- [Exercise task] Copy exactly the lines from the one containing "Give me the React, TypeScript" to the one containing "const tickLabels = ['12', '10', '8', '6', '4', '2', '0'];", both lines included, and nothing else.

- [Provided records]
-----

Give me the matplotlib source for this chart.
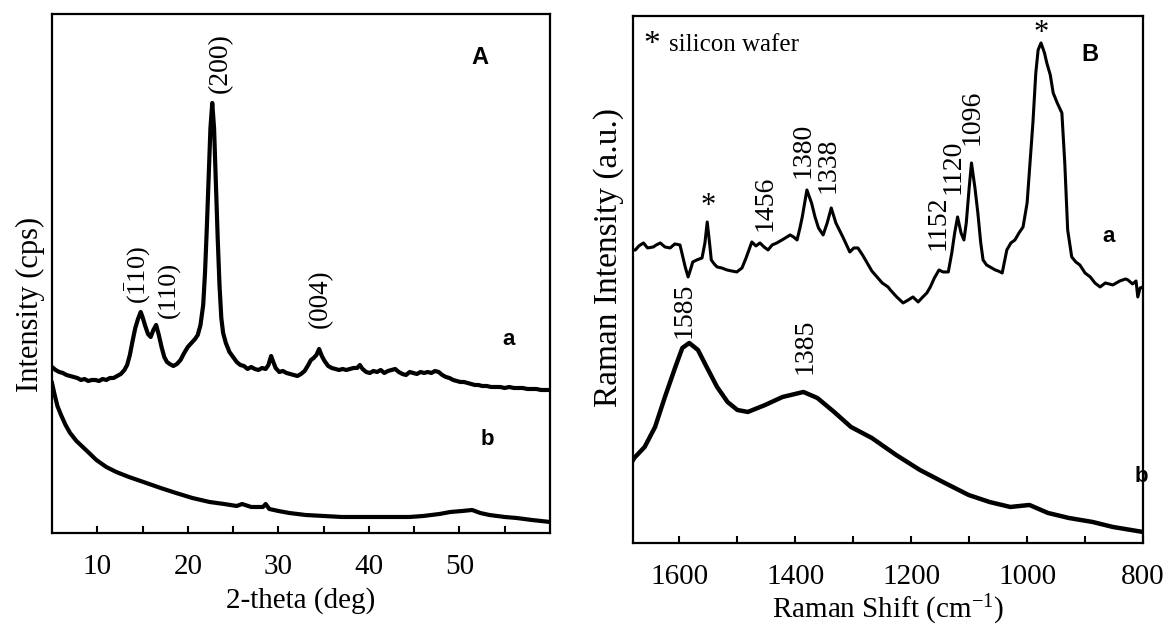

-----

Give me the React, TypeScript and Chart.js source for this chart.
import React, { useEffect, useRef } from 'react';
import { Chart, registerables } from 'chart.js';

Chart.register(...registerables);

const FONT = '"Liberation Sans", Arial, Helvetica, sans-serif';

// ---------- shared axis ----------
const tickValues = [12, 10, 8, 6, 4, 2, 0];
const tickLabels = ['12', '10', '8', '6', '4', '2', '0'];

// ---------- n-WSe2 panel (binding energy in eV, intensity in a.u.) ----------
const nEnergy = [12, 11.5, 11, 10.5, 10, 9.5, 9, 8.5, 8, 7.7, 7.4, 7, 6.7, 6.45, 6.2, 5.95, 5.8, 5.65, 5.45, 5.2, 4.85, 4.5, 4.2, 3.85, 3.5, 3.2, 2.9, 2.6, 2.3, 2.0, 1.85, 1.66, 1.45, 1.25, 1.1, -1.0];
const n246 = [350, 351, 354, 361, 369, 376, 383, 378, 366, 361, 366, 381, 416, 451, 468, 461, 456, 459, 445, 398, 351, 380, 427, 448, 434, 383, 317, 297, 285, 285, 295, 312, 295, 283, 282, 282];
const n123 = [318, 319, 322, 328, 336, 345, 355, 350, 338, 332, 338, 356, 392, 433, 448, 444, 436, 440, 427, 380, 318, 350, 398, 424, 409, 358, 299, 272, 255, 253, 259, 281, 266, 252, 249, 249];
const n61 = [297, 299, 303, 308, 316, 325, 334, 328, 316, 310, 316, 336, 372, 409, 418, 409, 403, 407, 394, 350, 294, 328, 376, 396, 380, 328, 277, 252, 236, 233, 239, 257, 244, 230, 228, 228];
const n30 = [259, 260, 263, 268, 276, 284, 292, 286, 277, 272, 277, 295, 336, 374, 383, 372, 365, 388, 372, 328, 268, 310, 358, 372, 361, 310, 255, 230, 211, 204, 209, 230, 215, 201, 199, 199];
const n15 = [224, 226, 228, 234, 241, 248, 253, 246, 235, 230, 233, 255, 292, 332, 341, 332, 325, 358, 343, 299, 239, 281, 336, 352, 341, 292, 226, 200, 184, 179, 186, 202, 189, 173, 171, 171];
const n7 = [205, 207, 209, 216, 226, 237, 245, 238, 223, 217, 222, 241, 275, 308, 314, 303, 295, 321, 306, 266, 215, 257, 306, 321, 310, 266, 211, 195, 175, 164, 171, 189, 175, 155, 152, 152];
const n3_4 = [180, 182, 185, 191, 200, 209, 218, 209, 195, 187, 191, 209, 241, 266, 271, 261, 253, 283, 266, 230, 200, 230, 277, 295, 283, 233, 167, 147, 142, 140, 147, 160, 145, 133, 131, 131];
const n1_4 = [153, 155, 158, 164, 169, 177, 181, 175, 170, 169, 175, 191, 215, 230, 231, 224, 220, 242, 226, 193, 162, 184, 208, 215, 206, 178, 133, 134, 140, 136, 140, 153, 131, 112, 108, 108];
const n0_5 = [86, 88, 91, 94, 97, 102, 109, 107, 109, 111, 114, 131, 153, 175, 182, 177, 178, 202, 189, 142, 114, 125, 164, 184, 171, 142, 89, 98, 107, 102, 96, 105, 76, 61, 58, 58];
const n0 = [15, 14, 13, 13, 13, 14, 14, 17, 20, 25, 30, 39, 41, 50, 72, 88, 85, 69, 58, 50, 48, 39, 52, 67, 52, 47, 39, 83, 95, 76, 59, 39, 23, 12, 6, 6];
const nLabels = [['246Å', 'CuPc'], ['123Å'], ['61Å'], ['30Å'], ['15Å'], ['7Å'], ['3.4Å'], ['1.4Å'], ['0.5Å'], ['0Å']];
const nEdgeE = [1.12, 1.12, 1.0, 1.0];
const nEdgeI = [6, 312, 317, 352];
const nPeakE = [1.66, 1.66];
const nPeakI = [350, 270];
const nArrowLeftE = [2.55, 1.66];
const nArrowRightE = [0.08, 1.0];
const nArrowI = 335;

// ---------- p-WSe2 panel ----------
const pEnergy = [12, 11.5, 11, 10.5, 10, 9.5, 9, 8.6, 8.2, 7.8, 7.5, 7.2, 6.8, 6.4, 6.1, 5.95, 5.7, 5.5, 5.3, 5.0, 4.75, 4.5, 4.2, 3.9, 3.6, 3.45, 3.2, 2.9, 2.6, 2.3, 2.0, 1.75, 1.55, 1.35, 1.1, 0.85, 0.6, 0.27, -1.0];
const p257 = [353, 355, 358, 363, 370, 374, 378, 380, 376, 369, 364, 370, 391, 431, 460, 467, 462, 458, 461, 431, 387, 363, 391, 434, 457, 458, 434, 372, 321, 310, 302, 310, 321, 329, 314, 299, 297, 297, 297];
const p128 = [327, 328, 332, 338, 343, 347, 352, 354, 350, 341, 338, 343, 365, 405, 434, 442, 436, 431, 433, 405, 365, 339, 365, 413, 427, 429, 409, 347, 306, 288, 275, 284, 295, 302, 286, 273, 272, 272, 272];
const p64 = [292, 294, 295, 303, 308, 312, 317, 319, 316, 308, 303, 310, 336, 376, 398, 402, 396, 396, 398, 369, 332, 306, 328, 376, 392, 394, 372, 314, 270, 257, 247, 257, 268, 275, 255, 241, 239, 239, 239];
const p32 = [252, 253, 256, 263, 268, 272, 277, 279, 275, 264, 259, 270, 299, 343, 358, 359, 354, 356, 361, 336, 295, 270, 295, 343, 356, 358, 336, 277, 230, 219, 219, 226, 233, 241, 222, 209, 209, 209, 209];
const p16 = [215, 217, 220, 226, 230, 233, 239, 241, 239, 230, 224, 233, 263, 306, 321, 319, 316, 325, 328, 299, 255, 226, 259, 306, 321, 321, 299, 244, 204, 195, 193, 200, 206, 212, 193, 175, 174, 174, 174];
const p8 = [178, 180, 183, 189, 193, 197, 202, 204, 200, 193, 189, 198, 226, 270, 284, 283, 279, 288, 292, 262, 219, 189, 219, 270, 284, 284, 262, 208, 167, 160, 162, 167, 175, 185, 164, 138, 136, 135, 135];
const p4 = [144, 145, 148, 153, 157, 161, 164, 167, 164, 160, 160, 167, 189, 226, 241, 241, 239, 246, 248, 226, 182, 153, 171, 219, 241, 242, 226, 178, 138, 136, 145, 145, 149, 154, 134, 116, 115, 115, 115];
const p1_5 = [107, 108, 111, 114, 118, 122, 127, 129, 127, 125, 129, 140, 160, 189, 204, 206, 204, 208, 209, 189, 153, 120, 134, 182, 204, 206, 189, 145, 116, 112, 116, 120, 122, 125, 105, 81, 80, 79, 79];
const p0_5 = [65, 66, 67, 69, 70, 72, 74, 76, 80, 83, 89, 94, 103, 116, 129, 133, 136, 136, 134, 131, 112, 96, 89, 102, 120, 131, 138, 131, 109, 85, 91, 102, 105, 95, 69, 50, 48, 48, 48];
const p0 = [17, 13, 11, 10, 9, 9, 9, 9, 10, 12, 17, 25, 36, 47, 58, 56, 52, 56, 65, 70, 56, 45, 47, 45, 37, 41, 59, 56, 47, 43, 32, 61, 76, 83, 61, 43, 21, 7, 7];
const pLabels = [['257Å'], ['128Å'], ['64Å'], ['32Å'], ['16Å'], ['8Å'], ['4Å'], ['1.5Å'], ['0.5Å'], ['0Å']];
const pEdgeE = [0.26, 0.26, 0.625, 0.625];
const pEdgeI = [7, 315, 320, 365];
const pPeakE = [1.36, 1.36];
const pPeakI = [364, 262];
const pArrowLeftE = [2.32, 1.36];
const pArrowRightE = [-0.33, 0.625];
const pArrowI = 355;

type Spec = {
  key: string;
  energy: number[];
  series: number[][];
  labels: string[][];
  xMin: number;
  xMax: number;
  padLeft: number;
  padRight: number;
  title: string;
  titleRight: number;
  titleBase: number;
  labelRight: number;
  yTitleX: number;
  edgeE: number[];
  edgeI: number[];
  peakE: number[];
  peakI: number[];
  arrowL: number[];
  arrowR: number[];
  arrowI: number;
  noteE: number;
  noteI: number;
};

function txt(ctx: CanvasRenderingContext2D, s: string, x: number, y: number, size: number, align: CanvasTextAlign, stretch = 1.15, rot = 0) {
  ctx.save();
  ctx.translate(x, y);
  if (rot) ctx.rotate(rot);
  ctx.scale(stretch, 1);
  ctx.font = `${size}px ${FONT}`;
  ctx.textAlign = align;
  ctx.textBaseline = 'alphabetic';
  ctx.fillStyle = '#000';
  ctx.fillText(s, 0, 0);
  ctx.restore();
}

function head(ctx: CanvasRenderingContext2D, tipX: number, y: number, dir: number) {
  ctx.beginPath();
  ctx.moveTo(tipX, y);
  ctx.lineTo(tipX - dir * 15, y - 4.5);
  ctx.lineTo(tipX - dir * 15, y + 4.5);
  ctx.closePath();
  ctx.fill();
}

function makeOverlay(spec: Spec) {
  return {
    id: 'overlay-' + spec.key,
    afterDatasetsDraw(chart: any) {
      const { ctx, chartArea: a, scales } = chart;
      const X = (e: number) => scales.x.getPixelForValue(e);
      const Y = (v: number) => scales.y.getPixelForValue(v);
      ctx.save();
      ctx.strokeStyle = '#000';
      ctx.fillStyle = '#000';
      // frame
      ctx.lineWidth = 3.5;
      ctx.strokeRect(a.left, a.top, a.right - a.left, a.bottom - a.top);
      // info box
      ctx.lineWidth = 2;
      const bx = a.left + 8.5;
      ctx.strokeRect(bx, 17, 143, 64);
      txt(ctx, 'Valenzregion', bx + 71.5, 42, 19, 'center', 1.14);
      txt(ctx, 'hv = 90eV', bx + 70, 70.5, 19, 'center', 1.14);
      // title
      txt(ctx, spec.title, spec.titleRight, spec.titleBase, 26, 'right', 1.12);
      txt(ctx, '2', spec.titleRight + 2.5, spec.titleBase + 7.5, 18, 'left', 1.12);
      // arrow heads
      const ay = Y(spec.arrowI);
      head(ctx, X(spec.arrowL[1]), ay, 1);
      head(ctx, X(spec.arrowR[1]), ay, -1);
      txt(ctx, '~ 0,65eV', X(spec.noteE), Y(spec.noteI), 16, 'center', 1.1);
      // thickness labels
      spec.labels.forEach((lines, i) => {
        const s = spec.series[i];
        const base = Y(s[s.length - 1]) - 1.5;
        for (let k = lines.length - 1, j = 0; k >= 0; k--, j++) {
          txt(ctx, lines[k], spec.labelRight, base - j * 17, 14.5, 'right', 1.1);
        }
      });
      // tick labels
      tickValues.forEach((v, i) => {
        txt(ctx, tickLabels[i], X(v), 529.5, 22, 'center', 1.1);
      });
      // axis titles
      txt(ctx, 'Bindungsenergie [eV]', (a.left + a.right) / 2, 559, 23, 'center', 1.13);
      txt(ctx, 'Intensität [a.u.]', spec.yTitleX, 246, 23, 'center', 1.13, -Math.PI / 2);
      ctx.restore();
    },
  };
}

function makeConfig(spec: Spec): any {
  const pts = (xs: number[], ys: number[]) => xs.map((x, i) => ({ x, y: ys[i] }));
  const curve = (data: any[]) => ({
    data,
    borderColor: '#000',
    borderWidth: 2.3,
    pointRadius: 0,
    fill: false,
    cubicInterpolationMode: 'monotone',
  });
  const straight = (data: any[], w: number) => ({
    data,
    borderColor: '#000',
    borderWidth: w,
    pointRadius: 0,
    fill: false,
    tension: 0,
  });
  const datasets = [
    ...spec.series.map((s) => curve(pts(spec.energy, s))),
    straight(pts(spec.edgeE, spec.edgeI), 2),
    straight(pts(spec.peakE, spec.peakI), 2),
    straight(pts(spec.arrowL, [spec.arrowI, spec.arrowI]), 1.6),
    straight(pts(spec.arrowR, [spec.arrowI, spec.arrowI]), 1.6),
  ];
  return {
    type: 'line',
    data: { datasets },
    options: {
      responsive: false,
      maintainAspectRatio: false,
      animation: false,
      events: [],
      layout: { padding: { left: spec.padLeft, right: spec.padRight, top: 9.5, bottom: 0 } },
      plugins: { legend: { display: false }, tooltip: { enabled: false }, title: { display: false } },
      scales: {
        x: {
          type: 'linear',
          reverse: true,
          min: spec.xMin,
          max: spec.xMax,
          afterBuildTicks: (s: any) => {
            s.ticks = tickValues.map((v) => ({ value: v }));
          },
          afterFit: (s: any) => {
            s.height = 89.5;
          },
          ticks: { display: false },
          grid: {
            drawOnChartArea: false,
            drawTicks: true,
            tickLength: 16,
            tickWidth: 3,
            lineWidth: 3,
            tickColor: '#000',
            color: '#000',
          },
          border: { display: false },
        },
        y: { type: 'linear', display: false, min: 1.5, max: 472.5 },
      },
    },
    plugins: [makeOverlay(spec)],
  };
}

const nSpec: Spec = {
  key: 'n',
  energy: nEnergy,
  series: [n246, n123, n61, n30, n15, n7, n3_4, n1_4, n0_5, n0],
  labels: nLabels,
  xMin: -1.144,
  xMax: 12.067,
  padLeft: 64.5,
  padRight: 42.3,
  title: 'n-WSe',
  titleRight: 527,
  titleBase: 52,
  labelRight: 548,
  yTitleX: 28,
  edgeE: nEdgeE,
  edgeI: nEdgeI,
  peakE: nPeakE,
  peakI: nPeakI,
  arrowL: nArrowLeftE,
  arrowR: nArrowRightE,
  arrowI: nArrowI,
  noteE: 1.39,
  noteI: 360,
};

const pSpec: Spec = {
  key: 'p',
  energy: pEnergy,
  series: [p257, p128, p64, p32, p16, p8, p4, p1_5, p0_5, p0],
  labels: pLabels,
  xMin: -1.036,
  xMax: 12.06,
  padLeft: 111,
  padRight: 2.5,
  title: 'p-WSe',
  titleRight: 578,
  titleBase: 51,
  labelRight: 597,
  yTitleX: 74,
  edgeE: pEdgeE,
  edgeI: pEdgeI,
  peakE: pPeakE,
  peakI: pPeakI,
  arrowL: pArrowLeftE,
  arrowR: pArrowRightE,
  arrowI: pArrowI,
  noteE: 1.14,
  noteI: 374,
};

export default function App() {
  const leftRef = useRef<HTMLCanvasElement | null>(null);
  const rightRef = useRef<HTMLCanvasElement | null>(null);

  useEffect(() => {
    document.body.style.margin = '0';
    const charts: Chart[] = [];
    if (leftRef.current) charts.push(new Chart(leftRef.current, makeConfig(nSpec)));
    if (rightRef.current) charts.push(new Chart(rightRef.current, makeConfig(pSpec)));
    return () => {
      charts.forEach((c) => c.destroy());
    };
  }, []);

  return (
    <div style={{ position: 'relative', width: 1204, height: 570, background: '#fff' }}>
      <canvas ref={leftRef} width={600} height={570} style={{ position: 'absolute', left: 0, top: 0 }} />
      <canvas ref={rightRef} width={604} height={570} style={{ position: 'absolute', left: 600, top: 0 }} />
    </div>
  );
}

-----

- [Answer to this problem]
Give me the React, TypeScript and Chart.js source for this chart.
import React, { useEffect, useRef } from 'react';
import { Chart, registerables } from 'chart.js';

Chart.register(...registerables);

const FONT = '"Liberation Sans", Arial, Helvetica, sans-serif';

// ---------- shared axis ----------
const tickValues = [12, 10, 8, 6, 4, 2, 0];
const tickLabels = ['12', '10', '8', '6', '4', '2', '0'];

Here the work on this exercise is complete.